Member of the North Dakota Senate from the 30th district
- In office 1993–2011

Majority Leader of the North Dakota Senate
- In office 2001–2011

Personal details
- Born: January 12, 1952 North Dakota
- Died: July 18, 2011 (aged 59) near Soldotna, Alaska
- Party: Republican
- Spouse: Kathy Stenehjem
- Children: 4
- Relatives: Wayne Stenehjem (brother)
- Alma mater: Bismarck State College
- Occupation: Roads and Streets Foreman

= Bob Stenehjem =

American politician

Robert "Bob" Stenehjem (/ˈstɛndʒəm/ STEN-jəm; January 12, 1952 – July 18, 2011) was a North Dakota Republican politician, serving in the North Dakota Senate for District 30. He was the Senate Majority Leader from 2001 until his death in 2011. Stenehjem ran for the Republican nomination for a seat on the North Dakota Public Service Commission in 2008 to succeed the retiring Commissioner, Susan Wefald.

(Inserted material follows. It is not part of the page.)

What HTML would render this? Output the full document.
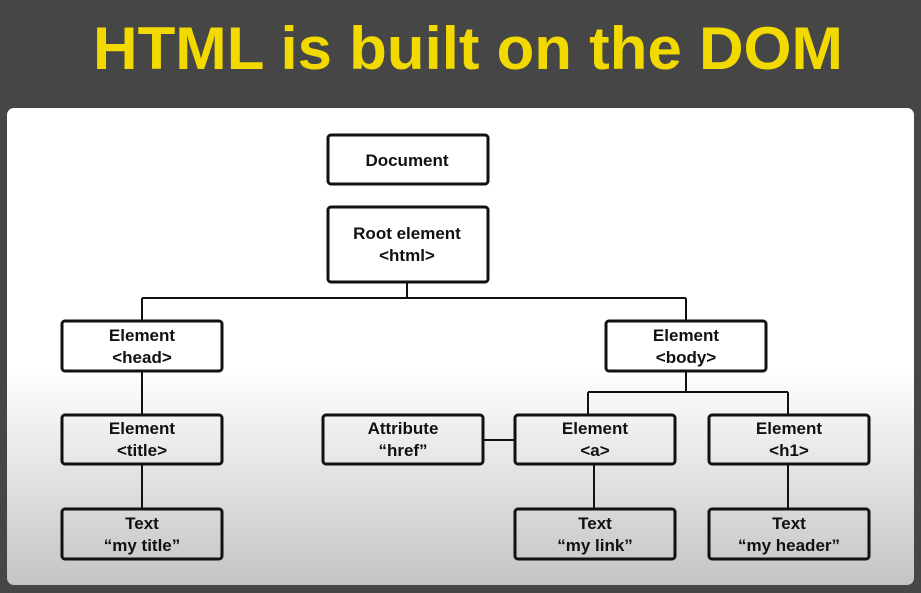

Stenehjem lost the nomination during the North Dakota Republican Party's state convention on March 29, 2008, coming in second place to eventual nominee Brian Kalk, a professor at North Dakota State University, during the North Dakota Republican Party state convention March 29, 2008. Stenehjem was subsequently re-elected to his seat in the state senate in 2008. Stenehjem was a graduate of Bismarck High School and Bismarck State College. He was a member of Ducks Unlimited and the National Rifle Association of America. He was the brother of North Dakota Attorney General Wayne Stenehjem.

On July 18, 2011, Stenehjem was killed in a single vehicle auto accident near Soldotna, Alaska, where his brother, John and son, Rob live.